Towards the end of March and beginning of April, Turkish steel producers resumed the purchasing activities they had paused during Ramadan, driving a significant upturn in the steel scrap export business. The prices paid by European exporters for the export grade HMS 1/2 including delivery to the ARAG seaports (Amsterdam, Rotterdam, Antwerp and Ghent) surged by €25-30 per tonne compared with mid-March.
This also created upward price pressure for steel mills in Germany and neighbouring countries. Steel producers had originally intended to trim prices in April or keep them steady at the previous month’s level, but they were ultimately forced to raise their prices too, traders told EUWID.
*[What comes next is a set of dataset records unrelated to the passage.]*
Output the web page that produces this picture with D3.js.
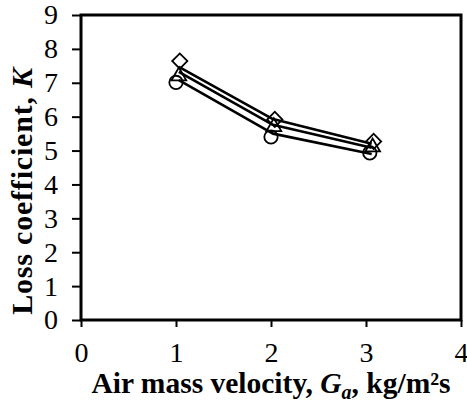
<!DOCTYPE html>
<html><head><meta charset="utf-8">
<script src="https://cdn.jsdelivr.net/npm/d3@7"></script>
<style>body{margin:0;background:#fff}svg{display:block}</style>
</head><body>
<script>
// Data
const markerX = [1.03, 2.03, 3.07];
const diamondK = [7.64, 5.92, 5.27];
const triangleK = [7.2, 5.7, 5.1];
const circleK = [7.01, 5.40, 4.93];
const lineX = [1.03, 2.02, 3.06];
const lineTop = [7.47, 5.93, 5.20];
const lineMid = [7.32, 5.76, 5.08];
const lineBot = [7.08, 5.50, 4.90];
const xTicks = [0, 1, 2, 3, 4];
const yTicks = [0, 1, 2, 3, 4, 5, 6, 7, 8, 9];

const W = 467, H = 410;
const m = {left: 81, right: 6, top: 15, bottom: 90};
const svg = d3.select("body").append("svg").attr("width", W).attr("height", H);
const x = d3.scaleLinear().domain([0, 4]).range([m.left, W - m.right]);
const y = d3.scaleLinear().domain([0, 9]).range([H - m.bottom, m.top]);
const font = "'Liberation Serif','Times New Roman',serif";

// axes
const xAxis = svg.append("g").attr("transform", `translate(0,${H - m.bottom})`)
  .call(d3.axisBottom(x).tickValues(xTicks).tickSize(7).tickPadding(15).tickFormat(d3.format("d")));
const yAxis = svg.append("g").attr("transform", `translate(${m.left},0)`)
  .call(d3.axisLeft(y).tickValues(yTicks).tickSize(9).tickPadding(14).tickFormat(d3.format("d")));
[xAxis, yAxis].forEach(a => {
  a.select(".domain").remove();
  a.selectAll(".tick line").attr("stroke", "#000").attr("stroke-width", 2);
  a.selectAll("text").attr("font-family", font).attr("font-size", 28).attr("fill", "#000");
});

// frame
svg.append("rect").attr("x", x(0)).attr("y", y(9)).attr("width", x(4) - x(0)).attr("height", y(0) - y(9))
  .attr("fill", "none").attr("stroke", "#000").attr("stroke-width", 3);

// markers
const g = svg.append("g").attr("fill", "none").attr("stroke", "#000").attr("stroke-width", 1.8);
const sym = (type, size) => d3.symbol().type(type).size(size)();
g.selectAll(".c").data(markerX).join("path")
  .attr("transform", (d, i) => `translate(${x(d - 0.03)},${y(circleK[i])})`)
  .attr("d", sym(d3.symbolCircle, 140));
g.selectAll(".t").data(markerX).join("path")
  .attr("transform", (d, i) => `translate(${x(d)},${y(triangleK[i])})`)
  .attr("d", sym(d3.symbolTriangle, 95));
g.selectAll(".dm").data(markerX).join("path")
  .attr("transform", (d, i) => `translate(${x(d + 0.01)},${y(diamondK[i])}) rotate(45)`)
  .attr("d", sym(d3.symbolSquare, 115));

// lines
const line = d3.line().x((d, i) => x(lineX[i])).y(d => y(d));
[lineTop, lineMid, lineBot].forEach(s => {
  svg.append("path").datum(s).attr("d", line).attr("fill", "none")
    .attr("stroke", "#000").attr("stroke-width", 2.6).attr("stroke-linejoin", "round");
});

// titles
const xt = svg.append("text").attr("x", (x(0) + x(4)) / 2).attr("y", 393)
  .attr("text-anchor", "middle").attr("font-family", font).attr("font-size", 29.5).attr("font-weight", "bold");
xt.append("tspan").text("Air mass velocity, ");
xt.append("tspan").attr("font-style", "italic").text("G");
xt.append("tspan").attr("font-style", "italic").attr("font-size", 20).attr("dy", 6).text("a");
xt.append("tspan").attr("dy", -6).text(", kg/m²s");

const yt = svg.append("text").attr("transform", `translate(32,191) rotate(-90)`)
  .attr("text-anchor", "middle").attr("font-family", font).attr("font-size", 30).attr("font-weight", "bold")
  .attr("letter-spacing", 0.8);
yt.append("tspan").text("Loss coefficient, ");
yt.append("tspan").attr("font-style", "italic").text("K");
</script>
</body></html>
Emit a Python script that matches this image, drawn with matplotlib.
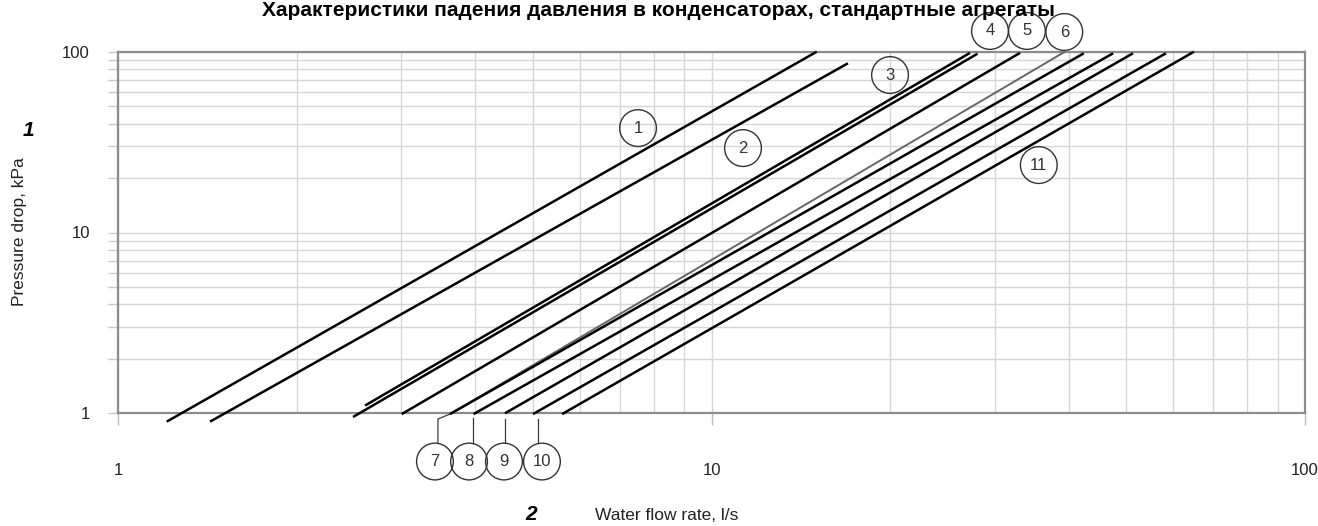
import matplotlib
matplotlib.use("Agg")
import matplotlib.pyplot as plt
from matplotlib.ticker import LogLocator, NullFormatter, FixedLocator

plt.rcParams['font.family'] = ['Liberation Sans', 'DejaVu Sans']

# ---------------- data ----------------
curve_ids = ['1', '2', '3', '4', '5', '6', '7', '8', '9', '10', '11']
flow_start = [1.208, 1.429, 2.608, 2.489, 3.006, 3.625, 3.625, 3.972, 4.487, 5.003, 5.60]
dp_start = [0.899, 0.899, 1.104, 0.954, 0.99, 0.99, 0.99, 0.99, 1.0, 0.99, 0.99]
flow_end = [15.04, 16.98, 27.26, 28.07, 33.1, 39.4, 42.4, 47.5, 51.3, 58.3, 65.0]
dp_end = [100.0, 86.3, 98.5, 97.5, 98.5, 100.0, 98.0, 98.0, 98.0, 98.0, 100.0]

x_ticks = [1, 10, 100]
x_tick_labels = ['1', '10', '100']
y_ticks = [1, 10, 100]
y_tick_labels = ['1', '10', '100']

title = 'Характеристики падения давления в конденсаторах, стандартные агрегаты'
y_label = 'Pressure drop, kPa'
x_label = 'Water flow rate, l/s'

# label circle positions (data coordinates)
label_pos = {
    '1': (7.52, 37.8), '2': (11.30, 29.3), '3': (19.99, 74.3),
    '4': (29.46, 130.2), '5': (34.0, 130.2), '6': (39.3, 128.5),
    '11': (35.6, 23.6),
    '7': (3.42, 0.541), '8': (3.904, 0.541), '9': (4.47, 0.541), '10': (5.18, 0.541),
}

# ---------------- figure ----------------
W, H = 1318, 526
fig = plt.figure(figsize=(W / 100, H / 100), dpi=100)
left, right, top, bottom = 118, 1305, 51.7, 413.3
ax = fig.add_axes([left / W, 1 - bottom / H, (right - left) / W, (bottom - top) / H])
ax.set_xscale('log')
ax.set_yscale('log')
ax.set_xlim(1, 100)
ax.set_ylim(1, 100)

ax.grid(which='both', color='#d6d6d6', lw=1.0, zorder=0)
for s in ax.spines.values():
    s.set_color('#8c8c8c')
    s.set_linewidth(1.6)
    s.set_zorder(3)

ax.xaxis.set_major_locator(FixedLocator(x_ticks))
ax.set_xticklabels(x_tick_labels)
ax.yaxis.set_major_locator(FixedLocator(y_ticks))
ax.set_yticklabels(y_tick_labels)
ax.xaxis.set_minor_locator(LogLocator(base=10, subs=range(2, 10)))
ax.yaxis.set_minor_locator(LogLocator(base=10, subs=range(2, 10)))
ax.xaxis.set_minor_formatter(NullFormatter())
ax.yaxis.set_minor_formatter(NullFormatter())

ax.tick_params(axis='x', which='major', length=8.6, width=1.0, color='#bdbdbd',
               pad=27, labelsize=12, labelcolor='#222222')
ax.tick_params(axis='x', which='minor', length=0)
ax.tick_params(axis='y', which='both', length=7.2, width=1.0, color='#c8c8c8',
               pad=13, labelsize=12, labelcolor='#222222')

# curves
for i, cid in enumerate(curve_ids):
    col = '#666666' if cid == '6' else '#000000'
    lw = 1.4 if cid == '6' else 1.8
    ax.plot([flow_start[i], flow_end[i]], [dp_start[i], dp_end[i]], color=col, lw=lw,
            clip_on=False, solid_capstyle='butt', zorder=4)

# leaders for bottom labels
lead_col = '#3a3a3a'
ax.plot([3.46, 3.46, 3.625], [0.685, 0.930, 0.99], color=lead_col, lw=0.9, clip_on=False, zorder=4)
ax.plot([3.96, 3.96], [0.685, 0.94], color=lead_col, lw=0.9, clip_on=False, zorder=4)
ax.plot([4.49, 4.49], [0.685, 0.93], color=lead_col, lw=0.9, clip_on=False, zorder=4)
ax.plot([5.10, 5.10], [0.685, 0.93], color=lead_col, lw=0.9, clip_on=False, zorder=4)

# label circles
for cid, (lx, ly) in label_pos.items():
    ax.scatter([lx], [ly], s=700, facecolors='none', edgecolors='#333333',
               linewidths=1.0, clip_on=False, zorder=6)
    ax.text(lx, ly, cid, ha='center', va='center', fontsize=12, color='#333333',
            clip_on=False, zorder=7)

# texts
fig.text(0.5, 1 - 1 / H, title, ha='center', va='top', fontsize=15, fontweight='bold')
fig.text(20 / W, 1 - 232 / H, y_label, rotation=90, ha='center', va='center', fontsize=12.5,
         color='#222222')
fig.text(28 / W, 1 - 130 / H, '1', ha='center', va='center', fontsize=15,
         fontweight='bold', style='italic')
fig.text(531 / W, 1 - 515 / H, '2', ha='center', va='center', fontsize=15,
         fontweight='bold', style='italic')
fig.text(595 / W, 1 - 515 / H, x_label, ha='left', va='center', fontsize=12.5, color='#222222')

fig.savefig('out.png', dpi=100)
However, the spike in transport costs resulting from the energy price shock wiped out any additional profits for recyclers. Respondents complain of shrinking margins. "Transport costs are absolutely destroying margins," commented one trader. Since the middle of March, hauliers have raised their prices by another 7-10 per cent, meaning the cumulative increase since the beginning of the Iran war is 15-20 per cent, EUWID was told. Freight costs for shipping on inland waterways have also increased, insiders say.
However, in most cases, the higher costs can only be passed along via scrap prices. It was difficult to get customers to agree to separate special transport surcharges or fuel price adjustment clauses, explained one recycler.